Affirmations are another technique that can propel you to think positively about life and yourself when they are created in the present and are personal. Check out my previous blog to learn more about making the right affirmations for you.
Creating Positive Relationships
You are the average of the 5 people you spend the most time with. Think about that for a moment. It makes sense to be conscious about the people you surround yourself with and share your time and energy with. Seek out like-minded people who share a desire to be positive and productive. Find groups that offer support and resources and hold each other accountable as you strive to achieve your goals personally, professionally, and globally.
In your intimate relationships, communication is a crucial component. Learn to listen actively and speak with respect so that conflicts are dealt with continuously and resolved quickly. Every relationship has disagreement from time to time. Healthy relationships are kept positive when they are kept free of lingering hostility or contempt.
Whether the relationship is a friendship, colleague, family member, or lover, they all need boundaries.
When you know your worth, you can clearly state what feels ok and what doesn't. Don't make assumptions or try and mind read. You don't understand why they did or said what they did until you check it out. When one person steps across a line, it is vital to speak up and describe the situation, how it feels and what you need. Be assertive, be firm, and be flexible. There can be room for negotiation in relationships, but that doesn't mean that you abandon your boundaries or yourself. Remember that it is not a war; the best outcomes are win-win.
Creating Positive Habits
New habits take some time and consistency to develop. You are moving toward something you want to do or someone you want to be, so commit: making a firm decision. If you're going to be a non-smoker, decide you are now, and from this day forth, a non-smoker! Not, you are trying, sort of to not smoke, and you are cutting down. That is so wishy-washy; you are leaving room for failure, not making your way toward success. Declare boldly to the world, to the universe: I am a non-smoker! I am a morning person! I go to the gym! I am a saver! I am a healthy eater! I am a meditator!
Do not tell me what you don't do. Our mind will focus on what we focus on. If you say, I don't want to be poor. Guess what our mind hears: poor. I don't want to be fat: fat. Etc.
Focus on what you DO want.
Start somewhere, start now. Remember earlier the pain/pleasure thing. You have to link pleasure to what you are doing now. If you are no longer smoking, what are you doing instead? You have to do something else. Smoking is an oral thing, and a lot of people replace it with food.
That's not ideal. They end up gaining a lot of unwanted weight. Gum is fine, but gum doesn't give the same sense of pleasure that the inhale and exhale of a cigarette has. So, link the joy that breathing in has with the gum.

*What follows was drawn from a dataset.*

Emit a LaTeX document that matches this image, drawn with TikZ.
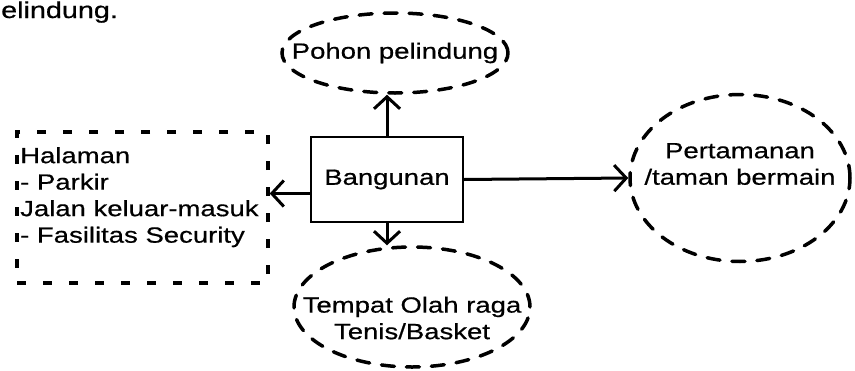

Every time you want the cigarette, take a big expansive breath and hold it.
Feel your lungs fill, and imagine the high. Imagine floating. Exhale.
Then have your gum.
Be consistent. You can't just get up one morning if you want to be a morning person. You have to decide to get up every morning at a set time. Every morning. Set up an alarm on the other side of the room, get up, go across the room, then go to the next step, and have the coffee that makes you feel amazing. Sit and breathe in the smell of it. Experience it. Even better, develop a morning routine. I get up, meditate for 10-20 minutes, visualize my life and how I want to be and feel setting my intentions, do my affirmations, study for 30 minutes and journal. There are some days when I cannot do the lesson until later in the day, but the rest is carved in stone. If I miss it, I feel off; I know it, and so does everyone else in my life.
Start with a morning meditation and build from there.